Meskipun demikian, kehadiran vaksin sangat berpengaruh dalam menekan tingkat kematian. Dari 5200 kasus rabies, hanya 1,3% di Jawa dan 3,1% luar Jawa yang meninggal. Tanpa kehadiran vaksin dan perawatan tersebut jumlah korban meninggal diperkirakaan dapat mencapai sekitar 15%.
Selain menggencarkan vaksinasi, pemerintah kolonial berupaya mencari solusi untuk menekan kasus anjing gila. Salah satunya dengan melakukan langkah preventif dengan mengeluarkan kebijakan pajak anjing. Lewat kebijakan itu, setiap pemilik anjing wajib membayar pajak tahunan sebesar f1 seperti yang termuat dalam Staatsblad 1906 No. 283. Di samping itu, anjing tersebut harus mengenakan medali di lehernya sebagai penanda anjing yang terawat.
Kendati demikian, tidak semua pemilik anjing bersedia mematuhi aturan itu. Untuk menyikapi hal ini pemerintah kolonial memberikan sanksi tegas kepada pemilik yang anjingnya berkeliaran tanpa medali, dengan denda f15 dan penangkapan terhadap anjing tersebut.
Regulasi yang lebih ketat dikeluarkan pada 1915 melalui Hondsdolheid Ordonantie (UU Anjing Gila) yang termuat dalam Staatblad 1915 No. 302. Lewat peraturan ini, anjing, monyet, dan kucing yang menunjukkan gejala rabies wajib untuk dibunuh, dibakar, atau dikubur. Di samping itu, terdapat pelarangan impor anjing, kucing, dan monyet ke beberapa wilayah di luar Jawa.
Peraturan yang melegalkan pembunuhan terhadap hewan-hewan itu sempat memicu perdebatan. Nederlandsch Indische Vereeniging Bescherming van Dieren (Perkumpulan Pemerhati Satwa Hindia Belanda) mengungkapkan keberatannya karena menganggap proses pembunuhan hewan penyebar rabies terlalu sadis dan kejam. Mereka menyarankan polisi hewan menggunakan gas batu bara agar anjing mengalami kematian cepat dan tidak menyakitkan.

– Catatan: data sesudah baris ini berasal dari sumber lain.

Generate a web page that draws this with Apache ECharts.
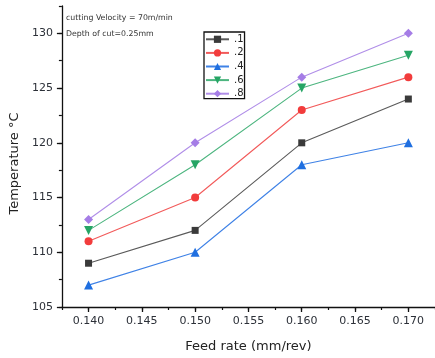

Namun, pemerintah kolonial tidak serta merta menerima saran ini, salah satunya karena faktor mahalnya biaya pengadaan. NIVBD sendiri tidak lagi memakai metode ini sejak dekade kedua abad ke-20, lantaran komponen yang sulit didapat dan biaya perawatan yang mahal.

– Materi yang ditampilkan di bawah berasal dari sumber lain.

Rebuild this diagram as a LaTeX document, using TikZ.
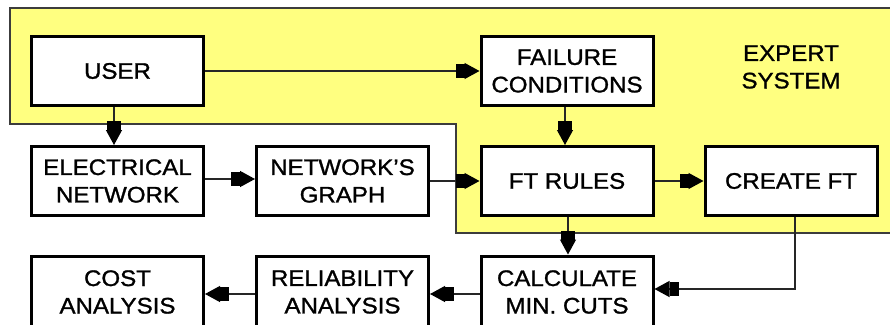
\documentclass[tikz,border=0pt]{standalone}
\usepackage{fontspec}
\setmainfont[FakeStretch=1.07,FakeBold=1.2]{Liberation Sans}
\usetikzlibrary{arrows.meta}
\definecolor{expertyellow}{RGB}{255,255,128}
\definecolor{edgegray}{RGB}{60,60,60}
\tikzset{
  blockbox/.style={draw=black, fill=white, line width=3pt, minimum width=172pt,
    minimum height=69pt, align=center, inner sep=0pt,
    font=\fontsize{22.5pt}{27.5pt}\selectfont},
  flow/.style={line width=1.3pt, draw=black!85,
    -{Rectangle[length=9pt,width=14pt,sep=0pt,black]Triangle[length=15pt,width=16pt,black]}},
  lbl/.style={align=center, inner sep=0pt, font=\fontsize{22.5pt}{27.5pt}\selectfont}
}
\begin{document}
\begin{tikzpicture}[x=1pt,y=-1pt]
\useasboundingbox (0,0) rectangle (890,324);
\clip (0,0) rectangle (890,324);
% expert system region
\fill[expertyellow] (10,8) -- (890,8) -- (890,233) -- (456,233) -- (456,124) -- (10,124) -- cycle;
\draw[edgegray, line width=1.2pt] (890,8) -- (10,8) -- (10,124) -- (456,124) -- (456,233) -- (890,233);
\node[lbl] (es) at (791,67) {EXPERT\\SYSTEM};
% blocks
\node[blockbox] (user) at (117.5,71) {USER};
\node[blockbox] (elec) at (117.5,181) {ELECTRICAL\\NETWORK};
\node[blockbox] (netg) at (342.5,181) {NETWORK{\char"0027}S\\GRAPH};
\node[blockbox] (fail) at (567,71) {FAILURE\\CONDITIONS};
\node[blockbox] (ftr) at (567,181) {FT RULES};
\node[blockbox] (cft) at (791,181) {CREATE FT};
\node[blockbox, minimum height=72pt] (cost) at (117.5,292) {COST\\ANALYSIS};
\node[blockbox, minimum height=72pt] (rel) at (342.5,292) {RELIABILITY\\ANALYSIS};
\node[blockbox, minimum height=72pt] (calc) at (567,292) {CALCULATE\\MIN. CUTS};
% connectors
\draw[flow] (user.east) -- (fail.west);
\draw[flow] ([xshift=-3.5pt]user.south) -- ([xshift=-3.5pt]elec.north);
\draw[flow] ([yshift=2pt]elec.east) -- ([yshift=2pt]netg.west);
\draw[flow] (netg.east) -- (ftr.west);
\draw[flow] ([xshift=-2pt]fail.south) -- ([xshift=-2pt]ftr.north);
\draw[flow] (ftr.east) -- (cft.west);
\draw[flow] ([xshift=1pt]ftr.south) -- ([xshift=1pt]calc.north);
\coordinate (bend) at ([xshift=4pt]cft.south |- 0,289);
\draw[flow] ([xshift=4pt]cft.south) -- (bend) -- (calc.east |- bend);
\draw[flow] ([yshift=-2pt]calc.west) -- ([yshift=-2pt]rel.east);
\draw[flow] ([yshift=-2pt]rel.west) -- ([yshift=-2pt]cost.east);
\end{tikzpicture}
\end{document}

Baca juga: Penyakit Cacar dan Vaksinasi Paling Awal di Hindia-Belanda
Sebagai gantinya, program untuk mendirikan dieren asyl (penampungan satwa) dan dieren hospital (rumah sakit hewan) mulai dibicarakan. Sejak 1926, proyek pendirian dua institusi ini mulai direncanakan di kota-kota besar di Jawa. Tujuannya sebagai tempat karantina, penampungan, dan pembunuhan yang lebih beradab.
Daftar Pustaka
Departement Van Binnenlandsch-Bestuur. (1919). Hondsdolheid-Ordonnantie, Institüut-Pasteur Te Weltevreden Hondenbelasting. Weltevreden: Typ. Indonesische Drukkerij.
Groneman. J. (1887). Naar aanleiding van het artikel “Pasteur’s inentingen tegen rabies,” van A.P.F in het Weekblad van liet Nederlandsch Tijdschrilt voor Geneeskunde van 4 September 1886, Geneeskundig Tijdschrift voor Nederlandsch-Indie, Vol. XXVI.
Gustaman, B. (2019). Kesejahteraan anjing dalam pemberantasan wabah rabies di Hindia Belanda. Metahumaniora, 9(3), 357-365.
Ortt, Felix. (1927). De Methode Pasteur Tegen Hondsdolheid. Uitgave Van Den Ned. Bond Tot Bestrijding Der Vivisectie.
Ponder, H.W. 1942. Java Pageant. London: Seeley & Co
Winckel, W.F. (1918). Hondsdolheid in Nederl. Indie. Amsterdam: Instituut Druk van J. H. De Bussy.